WHAT YOU NEED TO DO:
Leave out any pictures and transcribe all other data below exactly.

COLLECTED MATERIAL:

+++++

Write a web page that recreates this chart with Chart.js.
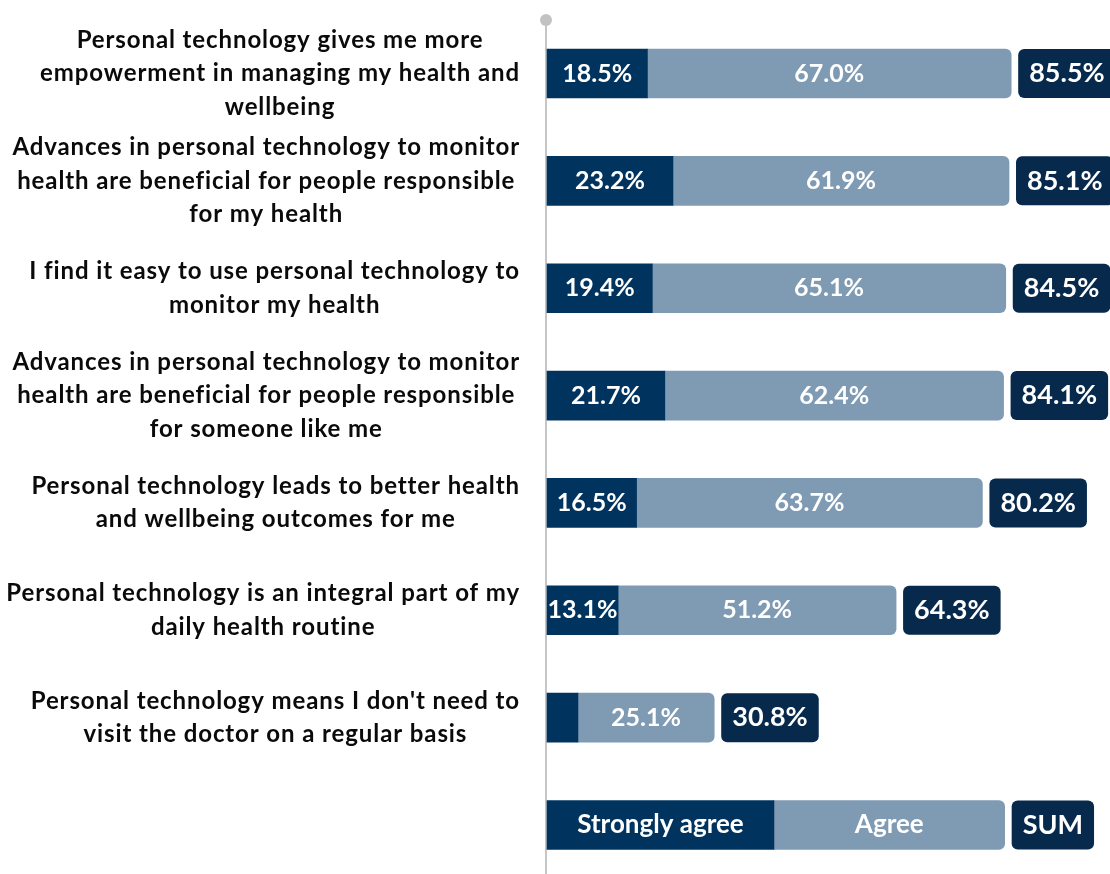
<!DOCTYPE html>
<html>
<head>
<meta charset="utf-8">
<script src="https://cdn.jsdelivr.net/npm/chart.js@4.4.1/dist/chart.umd.min.js"></script>
<style>
  body { margin: 0; background: #fff; }
  #chartBox { width: 1110px; height: 874px; }
</style>
</head>
<body>
<div id="chartBox"><canvas id="techChart" width="1110" height="874"></canvas></div>
<script>
// survey statements, one array entry per wrapped line
const statements = [
    ['Personal technology gives me more', 'empowerment in managing my health and', 'wellbeing'],
    ['Advances in personal technology to monitor', 'health are beneficial for people responsible', 'for my health'],
    ['I find it easy to use personal technology to', 'monitor my health'],
    ['Advances in personal technology to monitor', 'health are beneficial for people responsible', 'for someone like me'],
    ['Personal technology leads to better health', 'and wellbeing outcomes for me'],
    ['Personal technology is an integral part of my', 'daily health routine'],
    ["Personal technology means I don't need to", 'visit the doctor on a regular basis']
];
const stronglyAgree = [18.5, 23.2, 19.4, 21.7, 16.5, 13.1, 5.7];
const agree = [67.0, 61.9, 65.1, 62.4, 63.7, 51.2, 25.1];
const seriesNames = ['Strongly agree', 'Agree'];
const sumName = 'SUM';

// the key row under the statements is drawn as one more stacked bar
const keyLengths = [41.8, 42.5];

const FONT = 'Lato, "Open Sans", sans-serif';
const DARK = '#00345f';
const LIGHT = '#7f9ab3';
const SUM_BOX = '#07294b';
const LABEL_RIGHT = 520;   // right edge of the statement text
const LINE_HEIGHT = 33.5;

function pct(v) {
    return v.toFixed(1) + '%';
}

const axisLine = {
    id: 'axisLine',
    beforeDatasetsDraw(chart) {
        const ctx = chart.ctx;
        const x = chart.chartArea.left - 1;
        ctx.save();
        ctx.strokeStyle = '#c6c6c6';
        ctx.lineWidth = 2;
        ctx.beginPath();
        ctx.moveTo(x, 20);
        ctx.lineTo(x, chart.height);
        ctx.stroke();
        ctx.fillStyle = '#c2c2c2';
        ctx.beginPath();
        ctx.arc(x, 20, 6, 0, Math.PI * 2);
        ctx.fill();
        ctx.restore();
    }
};

const barLabels = {
    id: 'barLabels',
    afterDatasetsDraw(chart) {
        const ctx = chart.ctx;
        const strongBars = chart.getDatasetMeta(0).data;
        const agreeBars = chart.getDatasetMeta(1).data;
        const n = statements.length;
        ctx.save();
        ctx.textBaseline = 'middle';
        ctx.textAlign = 'center';

        strongBars.forEach((bar, i) => {
            const agreeBar = agreeBars[i];
            const isKey = i === n;
            const y = bar.y;

            // text inside the two segments
            ctx.fillStyle = '#fff';
            if (isKey) {
                ctx.font = 'bold 26px ' + FONT;
                ctx.fillText(seriesNames[0], (bar.base + bar.x) / 2, y);
                ctx.fillText(seriesNames[1], (agreeBar.base + agreeBar.x) / 2, y);
            } else {
                ctx.font = 'bold 25px ' + FONT;
                if (stronglyAgree[i] >= 10) {
                    ctx.fillText(pct(stronglyAgree[i]), (bar.base + bar.x) / 2, y);
                }
                ctx.fillText(pct(agree[i]), (agreeBar.base + agreeBar.x) / 2, y);
            }

            // total in a rounded box after the bar
            const sumText = isKey ? sumName : pct(stronglyAgree[i] + agree[i]);
            ctx.font = 'bold 27px ' + FONT;
            const w = ctx.measureText(sumText).width + 22;
            const h = bar.height;
            const x0 = agreeBar.x + 7;
            ctx.fillStyle = SUM_BOX;
            ctx.beginPath();
            ctx.roundRect(x0, y - h / 2, w, h, 6);
            ctx.fill();
            ctx.fillStyle = '#fff';
            ctx.fillText(sumText, x0 + w / 2, y);

            // statement on the left, centred under its widest line
            if (!isKey) {
                const lines = statements[i];
                ctx.font = 'bold 24px ' + FONT;
                ctx.letterSpacing = '0.9px';
                ctx.fillStyle = '#0a0a0a';
                const maxW = Math.max(...lines.map(l => ctx.measureText(l).width));
                const cx = LABEL_RIGHT - maxW / 2;
                lines.forEach((line, j) => {
                    ctx.fillText(line, cx, y + (j - (lines.length - 1) / 2) * LINE_HEIGHT);
                });
                ctx.letterSpacing = '0px';
            }
        });
        ctx.restore();
    }
};

new Chart(document.getElementById('techChart'), {
    type: 'bar',
    data: {
        labels: statements.map(s => s.join(' ')).concat(['']),
        datasets: [
            {
                label: seriesNames[0],
                data: stronglyAgree.concat(keyLengths[0]),
                backgroundColor: DARK,
                barThickness: 49,
                clip: false
            },
            {
                label: seriesNames[1],
                data: agree.concat(keyLengths[1]),
                backgroundColor: LIGHT,
                borderRadius: 6,
                barThickness: 49,
                clip: false
            }
        ]
    },
    options: {
        indexAxis: 'y',
        responsive: false,
        animation: false,
        layout: { padding: { left: 547, right: 0, top: 73.5, bottom: 49 } },
        scales: {
            x: { stacked: true, min: 0, max: 103.7, display: false },
            y: { stacked: true, offset: false, display: false }
        },
        plugins: {
            legend: { display: false },
            tooltip: { enabled: false }
        }
    },
    plugins: [axisLine, barLabels]
});
</script>
</body>
</html>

+++++

ANSWER TO THE PROBLEM:
Write a web page that recreates this chart with Chart.js.
<!DOCTYPE html>
<html>
<head>
<meta charset="utf-8">
<script src="https://cdn.jsdelivr.net/npm/chart.js@4.4.1/dist/chart.umd.min.js"></script>
<style>
  body { margin: 0; background: #fff; }
  #chartBox { width: 1110px; height: 874px; }
</style>
</head>
<body>
<div id="chartBox"><canvas id="techChart" width="1110" height="874"></canvas></div>
<script>
// survey statements, one array entry per wrapped line
const statements = [
    ['Personal technology gives me more', 'empowerment in managing my health and', 'wellbeing'],
    ['Advances in personal technology to monitor', 'health are beneficial for people responsible', 'for my health'],
    ['I find it easy to use personal technology to', 'monitor my health'],
    ['Advances in personal technology to monitor', 'health are beneficial for people responsible', 'for someone like me'],
    ['Personal technology leads to better health', 'and wellbeing outcomes for me'],
    ['Personal technology is an integral part of my', 'daily health routine'],
    ["Personal technology means I don't need to", 'visit the doctor on a regular basis']
];
const stronglyAgree = [18.5, 23.2, 19.4, 21.7, 16.5, 13.1, 5.7];
const agree = [67.0, 61.9, 65.1, 62.4, 63.7, 51.2, 25.1];
const seriesNames = ['Strongly agree', 'Agree'];
const sumName = 'SUM';

// the key row under the statements is drawn as one more stacked bar
const keyLengths = [41.8, 42.5];

const FONT = 'Lato, "Open Sans", sans-serif';
const DARK = '#00345f';
const LIGHT = '#7f9ab3';
const SUM_BOX = '#07294b';
const LABEL_RIGHT = 520;   // right edge of the statement text
const LINE_HEIGHT = 33.5;

function pct(v) {
    return v.toFixed(1) + '%';
}

const axisLine = {
    id: 'axisLine',
    beforeDatasetsDraw(chart) {
        const ctx = chart.ctx;
        const x = chart.chartArea.left - 1;
        ctx.save();
        ctx.strokeStyle = '#c6c6c6';
        ctx.lineWidth = 2;
        ctx.beginPath();
        ctx.moveTo(x, 20);
        ctx.lineTo(x, chart.height);
        ctx.stroke();
        ctx.fillStyle = '#c2c2c2';
        ctx.beginPath();
        ctx.arc(x, 20, 6, 0, Math.PI * 2);
        ctx.fill();
        ctx.restore();
    }
};

const barLabels = {
    id: 'barLabels',
    afterDatasetsDraw(chart) {
        const ctx = chart.ctx;
        const strongBars = chart.getDatasetMeta(0).data;
        const agreeBars = chart.getDatasetMeta(1).data;
        const n = statements.length;
        ctx.save();
        ctx.textBaseline = 'middle';
        ctx.textAlign = 'center';

        strongBars.forEach((bar, i) => {
            const agreeBar = agreeBars[i];
            const isKey = i === n;
            const y = bar.y;

            // text inside the two segments
            ctx.fillStyle = '#fff';
            if (isKey) {
                ctx.font = 'bold 26px ' + FONT;
                ctx.fillText(seriesNames[0], (bar.base + bar.x) / 2, y);
                ctx.fillText(seriesNames[1], (agreeBar.base + agreeBar.x) / 2, y);
            } else {
                ctx.font = 'bold 25px ' + FONT;
                if (stronglyAgree[i] >= 10) {
                    ctx.fillText(pct(stronglyAgree[i]), (bar.base + bar.x) / 2, y);
                }
                ctx.fillText(pct(agree[i]), (agreeBar.base + agreeBar.x) / 2, y);
            }

            // total in a rounded box after the bar
            const sumText = isKey ? sumName : pct(stronglyAgree[i] + agree[i]);
            ctx.font = 'bold 27px ' + FONT;
            const w = ctx.measureText(sumText).width + 22;
            const h = bar.height;
            const x0 = agreeBar.x + 7;
            ctx.fillStyle = SUM_BOX;
            ctx.beginPath();
            ctx.roundRect(x0, y - h / 2, w, h, 6);
            ctx.fill();
            ctx.fillStyle = '#fff';
            ctx.fillText(sumText, x0 + w / 2, y);

            // statement on the left, centred under its widest line
            if (!isKey) {
                const lines = statements[i];
                ctx.font = 'bold 24px ' + FONT;
                ctx.letterSpacing = '0.9px';
                ctx.fillStyle = '#0a0a0a';
                const maxW = Math.max(...lines.map(l => ctx.measureText(l).width));
                const cx = LABEL_RIGHT - maxW / 2;
                lines.forEach((line, j) => {
                    ctx.fillText(line, cx, y + (j - (lines.length - 1) / 2) * LINE_HEIGHT);
                });
                ctx.letterSpacing = '0px';
            }
        });
        ctx.restore();
    }
};

new Chart(document.getElementById('techChart'), {
    type: 'bar',
    data: {
        labels: statements.map(s => s.join(' ')).concat(['']),
        datasets: [
            {
                label: seriesNames[0],
                data: stronglyAgree.concat(keyLengths[0]),
                backgroundColor: DARK,
                barThickness: 49,
                clip: false
            },
            {
                label: seriesNames[1],
                data: agree.concat(keyLengths[1]),
                backgroundColor: LIGHT,
                borderRadius: 6,
                barThickness: 49,
                clip: false
            }
        ]
    },
    options: {
        indexAxis: 'y',
        responsive: false,
        animation: false,
        layout: { padding: { left: 547, right: 0, top: 73.5, bottom: 49 } },
        scales: {
            x: { stacked: true, min: 0, max: 103.7, display: false },
            y: { stacked: true, offset: false, display: false }
        },
        plugins: {
            legend: { display: false },
            tooltip: { enabled: false }
        }
    },
    plugins: [axisLine, barLabels]
});
</script>
</body>
</html>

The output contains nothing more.